How much rate limiter is effective in Open-Flow enabled switches?

Recently I was doing some experimentation about the effectiveness of rate-limiters, which are available in Open-Flow enabled switches and could be controlled using Open-Flow controllers. Each egress port of switch consist of multiple queues. ( In our case is 8 queues ) Packets that are going to travel out through this port, should first be assigned to one of these queues and then routed out of this port. Using open-flow protocol, you can assign rate limiters to these queues, which are able to limit the bandwidth that are taken by each queue. The implementation of these queues could be completely different in different switches. Some switches may also prioritize all these queues. For example, Queue #0 has higher priority than queue #7. So if queue #0 is going to fully utilize the port, then the other flow would be starved and no packet would be sent out from queue #7, because at all moments we have outstanding packets in the queue #0.

Engineers and scientists may use these rate limiters for QoS purposes. This is also a big challenge mostly in distributed systems, in which multiple users are going to use one cluster of machines.

Until now, one may think that rate-limiters are everything, but looking deeper at the behavior of network workflows, we would see it’s not the end. We have two different kinds of workflows. In one of them we have somehow constant rate, which this rate is not fluctuating so much. In another one, flows are so bursty that at one moment we see no packet coming and going, and at the other moment, a burst of packet are destined to one point.

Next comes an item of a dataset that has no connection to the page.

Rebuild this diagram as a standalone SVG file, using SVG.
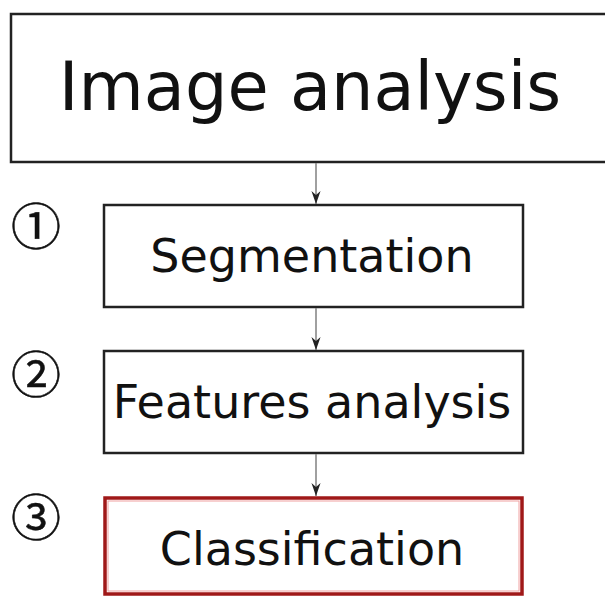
<svg xmlns="http://www.w3.org/2000/svg" width="605" height="596" viewBox="0 0 605 596">
  <defs>
    <marker id="arrow" viewBox="0 0 10 10" refX="10" refY="5" markerWidth="13" markerHeight="13" markerUnits="userSpaceOnUse" orient="auto">
      <path d="M0,1.5 L10,5 L0,8.5 L3,5 Z" fill="#222"/>
    </marker>
  </defs>
  <style>
    .box { fill: #fff; stroke: #222; stroke-width: 2.5; }
    .red { stroke: #a01818; stroke-width: 3.5; }
    .halo { fill: none; stroke: #f0a0a0; stroke-width: 1; }
    .lbl { font-family: "DejaVu Sans", Verdana, sans-serif; fill: #111; text-anchor: middle; }
    .num { font-family: "Noto Sans CJK JP", "DejaVu Sans", sans-serif; fill: #111; stroke: #111; stroke-width: 0.5; text-anchor: middle; font-size: 50px; }
    .edge { stroke: #808080; stroke-width: 1.5; fill: none; marker-end: url(#arrow); }
  </style>
  <rect width="605" height="596" fill="#fff"/>

  <g id="image-analysis">
    <rect class="box" x="11" y="14" width="600" height="148"/>
    <text class="lbl" x="310" y="110" font-size="67">Image analysis</text>
  </g>

  <g id="segmentation">
    <rect class="box" x="104" y="205" width="419" height="102"/>
    <text class="lbl" x="312" y="272" font-size="46">Segmentation</text>
    <text class="num" x="36" y="245">①</text>
  </g>

  <g id="features-analysis">
    <rect class="box" x="104" y="351" width="419" height="102"/>
    <text class="lbl" x="312" y="418" font-size="46">Features analysis</text>
    <text class="num" x="36" y="393">②</text>
  </g>

  <g id="classification">
    <rect class="box red" x="105" y="498" width="417" height="96"/>
    <rect class="halo" x="108" y="501" width="411" height="90"/>
    <text class="lbl" x="312" y="565" font-size="46">Classification</text>
    <text class="num" x="36" y="536">③</text>
  </g>

  <g id="connectors">
    <line class="edge" x1="316" y1="163" x2="316" y2="204"/>
    <line class="edge" x1="316" y1="308" x2="316" y2="350"/>
    <line class="edge" x1="316" y1="454" x2="316" y2="496"/>
  </g>
</svg>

Now, with all I said, I have seen that rate limiters have shortcomings in handling bursty workloads. One can see that at the beginning, it takes milliseconds for the switch to completely cap the flow. This is completely unpromising for applications where  it completely consists of bursty flows. As a result, our rate limiters have no effect on the differentiation of network flows.

I need to clarify that all my observations are based on a specific switch model( Pronto switch, running Pica8 OS ). It may possible that one don’t see the same results on other open-flow enabled switches, such as CISCO or NEC. This would be awesome, if somebody do some experiments, if he/she has accesses to other models of switches and see what is the outcome.

After two weeks of investigation, finally I’ve got an answer from the engineering team at Pica8 solutions. They also admitted that rate limiters are not capable of handling bursty flows. The solution is using Meters, which has been introduced in a recent version of OpenFlow( v1.3 ). I haven’t tested meters yet, but I’m so eager to see if it really makes any difference or not.